Recently researching which new energy stocks present worthwhile opportunities, I found that the logic for 2026 is completely different from the past few years.



In the past, investing in new energy was mainly relying on government subsidies and capacity competition, such as electric vehicle subsidies and solar cell capacity. Now, that approach is long outdated. The real change is the electricity demand driven by AI—training AI models in data centers consumes huge amounts of power, which has become a core driver of global electricity demand. According to forecasts from IEA and Goldman Sachs, global data center electricity consumption will surge from 460 TWh in 2022 to 1,050 TWh in 2026, with AI contributing to over half of the growth. The power consumption of training a large AI model is equivalent to the annual electricity use of tens of thousands of households, which is not a small number.

This raises a key issue: traditional solar and wind energy are intermittent and cannot meet the 24/7 stable power supply needs of AI data centers. Therefore, Microsoft, Amazon, and Google are now heavily investing in nuclear energy. Microsoft has signed a fusion agreement with Helion Energy, Amazon plans to deploy 12 small modular reactors, and Google has committed to tripling nuclear capacity by 2030. This is a long-term structural opportunity; Goldman Sachs predicts that by 2030, data centers’ demand for nuclear power will reach several tens of gigawatts.

Another easily overlooked bottleneck is the power grid. Power generation is easy, but transmission is the real challenge. The global power grid is severely aging, with delivery times for high-voltage transformers and switchgear still taking 2-3 years. Major companies like Hitachi Energy have already invested billions of dollars to expand capacity, but supply will remain tight until at least 2027. The proportion of data center electricity consumption in the US is expected to rise from 4% in 2023 to over 8%, directly boosting utility revenue growth rates from 1% to 4-6%.

Regarding specific targets in new energy stocks, I am quite optimistic about several in Taiwan. Delta Electronics (2308) is a leader in power electronics, with high-power-density AI servers driving a surge in orders, expected to continue growing through 2026, and automotive electronics also accelerating.

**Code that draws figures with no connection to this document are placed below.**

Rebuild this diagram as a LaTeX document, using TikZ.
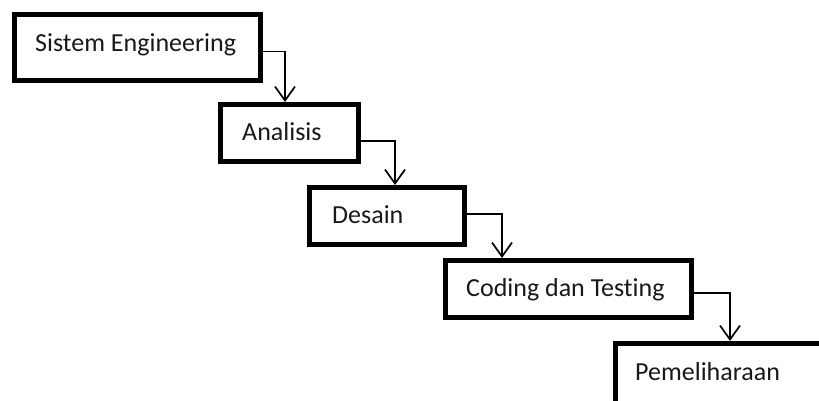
\documentclass[tikz,border=0pt]{standalone}
\usepackage{fontspec}
\setmainfont{Carlito}[Ligatures={NoCommon,NoContextual}]
\usetikzlibrary{arrows.meta}
\tikzset{
  box/.style={draw=black, line width=5pt, rectangle, inner sep=0pt, fill=white},
  lbl/.style={anchor=base west, inner sep=0pt, font=\fontsize{26}{31}\selectfont, text=black!90},
  conn/.style={draw=black, line width=1.7pt, -{Straight Barb[length=14pt,width=20pt]}}
}
\begin{document}
\begin{tikzpicture}[x=1pt,y=-1pt]
\useasboundingbox (0,0) rectangle (819,401);
\clip (0,0) rectangle (819,401);
\fill[white] (0,0) rectangle (819,401);
% boxes
\node[box, minimum width=246pt, minimum height=66pt] (b1) at (137.5,47.5) {};
\node[box, minimum width=138pt, minimum height=57pt] (b2) at (289.5,133) {};
\node[box, minimum width=155pt, minimum height=57pt] (b3) at (387,216) {};
\node[box, minimum width=246pt, minimum height=57pt] (b4) at (568.5,289) {};
\node[box, minimum width=224.5pt, minimum height=76.5pt] (b5) at (727.75,381.75) {};
% labels
\node[lbl] (t1) at (35,52) {Sistem Engineering};
\node[lbl] (t2) at (242,141) {Analisis};
\node[lbl] (t3) at (332,223) {Desain};
\node[lbl] (t4) at (466,296) {Coding dan Tes{}ting};
\node[lbl] (t5) at (635,380) {Pemeliharaan};
% bends
\coordinate (k1) at (285,51.5);
\coordinate (k2) at (395,141);
\coordinate (k3) at (502,214);
\coordinate (k4) at (730,293);
% connectors
\draw[conn] (b1.east |- k1) -- (k1) -- (k1 |- b2.north);
\draw[conn] (b2.east |- k2) -- (k2) -- (k2 |- b3.north);
\draw[conn] (b3.east |- k3) -- (k3) -- (k3 |- b4.north);
\draw[conn] (b4.east |- k4) -- (k4) -- (k4 |- b5.north);
\end{tikzpicture}
\end{document}
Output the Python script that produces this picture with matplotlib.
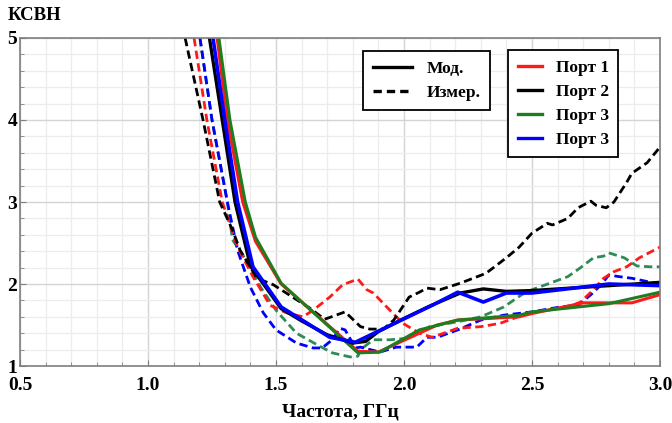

Hua Cheng Electric (1519) is a long-term partner of Taiwan Power Company; the TWD 564.5 billion grid resilience project will directly benefit Hua Cheng, plus they hold nearly 20% market share in EV charging stations.

In the green energy sector, United Renewable Energy (3576) is a solar module leader, expected to benefit from anti-dumping tariffs and technological upgrades in Europe and the US in 2026, with overseas module shipments projected to grow over 15%. Shing Yin (4733) is a leading wind turbine blade material supplier; Taiwan’s offshore wind power phase three and Asia-Pacific market development are accelerating, with order backlog exceeding TWD 10 billion, and revenue growth forecast at 18%. Yuan Jing (6443) focuses on high-efficiency solar modules, with good cost control and stable dividend policy.

In the US stock market, Constellation Energy (CEG) is the largest nuclear power operator in the US, holding about 20% of the country’s nuclear capacity. In 2025, it signed a 20-year contract with Microsoft to restart Three Mile Island, and in 2026, data center projects are expected to expand significantly, with EPS growing 15-20% annually. Oklo (OKLO) is a pioneer in micro nuclear reactors, supported by Sam Altman; Amazon and Equinix are in negotiations, and it has made rapid progress toward NRC approval in 2026, with high valuation re-rating potential.

Eaton (ETN) is a leader in smart grid technology, with transformer demand soaring due to high-power-density AI data centers. Delivery times have extended to 24 months, with orders surging in 2025, and grid business growth expected to exceed 25% in 2026. GE Vernova (GEV), a spin-off from GE, covers high-voltage transformers, HVDC transmission, and wind power equipment, benefiting from global grid upgrade investments. Its order backlog is at a record high, with revenue growth forecast at 15-18% in 2026. NextEra Energy (NEE) is the largest renewable energy company in the US, leading in offshore wind and solar capacity, with stable dividends and an EPS annual growth of 8-10% amid the net-zero transition.

The key to investing in new energy stocks is patience and discipline. It is recommended that AI power stocks constitute 50-60% of the portfolio—these are high-growth, high-volatility assets. Traditional energy stocks should make up 30-40% as a defensive measure, with the remaining 10% in cash or bonds as buffers. Due to their volatility, avoid chasing highs; instead, view short-term dips within the long-term upward trend as opportunities to add. Focus on monitoring AI capital expenditure, grid investment scale, order backlog, and technological iteration—these are the real indicators of core demand.

The new energy cycle is long, and bear markets are often accompanied by policy winters, but every downturn is a starting point for a long-term bull run. Against the backdrop of AI era and global net-zero emissions transition, 2026 to 2030 will be the most promising structural opportunity window for deepening investments in new energy stocks.